2020, On your bike

In our part of the world, if someone tells you to “get on your bike” or “sling your hook”, they don’t want you to hang around. Many of us feel this way about 2020. People have lost loved ones to the pandemic and everyone has been affected in some way.

My colleagues and I, like many people, had their pay cut and freedoms restricted. But there is good news, too. In less than a year, humanity has developed effective vaccines and there is a new focus on a green economic recovery. Let’s hope we do “build back better.”

Global carbon emissions have dropped by 7% compared with 2019, and the UK has led the way with a 13% fall. But the UK’s emissions success reflects our failure to contain COVID-19 without severely restricting personal mobility. No doubt emissions will bounce back, but there will also be major investments intended to drive a green recovery.

My mobility has not been curtailed. The days when we flew to far-off countries to meet people disappeared a decade ago. We are used to writing from Internet interviews. But I’m not sitting at home. I’m on my bike.

Home working for me means dealing with kids exploding with energy, the whirring of the washing machine and aches from working at the kitchen table. So, while most of my colleague work from home, I’ve been cycling to a largely empty office where I write about the energy transition, among other things.

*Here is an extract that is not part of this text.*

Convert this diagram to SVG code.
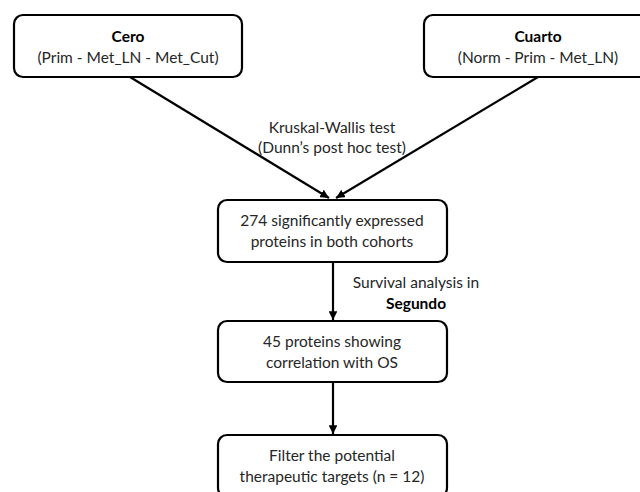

And what a year it has been for cycling! So far, we’ve had two lockdowns, with the first taken more seriously by society. My commute is 12 km each way along country lanes. It’s December now and my ride is dark, wet, dirty and dazzling (I won’t rant here about drivers not dipping their headlights), but it sets me up for the day. It provides a work–life buffer and keeps me physically and mentally fit. Back in the spring, during the first lockdown, it was light, dry, clean (except where the cows cross) and virtually car-free.

On a typical summer commute, I meet one or two cyclists and perhaps 50 cars, vans and trucks. During the first lockdown, the roads were so empty that I took to counting vehicles. There were typically only 30 cars and 10 bikes. One afternoon, I passed 20 motor vehicles and nodded or waved to the same number of cyclists.

Bike sales boomed. If you want a new low- to mid-tier bike, you’ll have to wait, as the entire stock sold out! And our village grew a bike shop. One of my friends, whose business was forced to cease by the restriction on international travel, got together with another friend and put their passion for cycling into starting www.kelsallcycles.com.

Will the situation continue? We all hope the vaccines will see the end of COVID-19 deaths and restrictions, but it is likely to be many months before we have herd immunity, and there is a communications battle to be won against the anti-vaccination, anti-science, conspiracy theorists. I think many of us will continue to work remotely for much of the time. The energy transition will gather pace and I look forward to continuing to write about the exciting potential of floating wind turbines and blue- and green-hydrogen technologies. Cars already rule the roads again and many of the bikes bought or rediscovered during lockdown will lie neglected; but some will not. That makes me happy.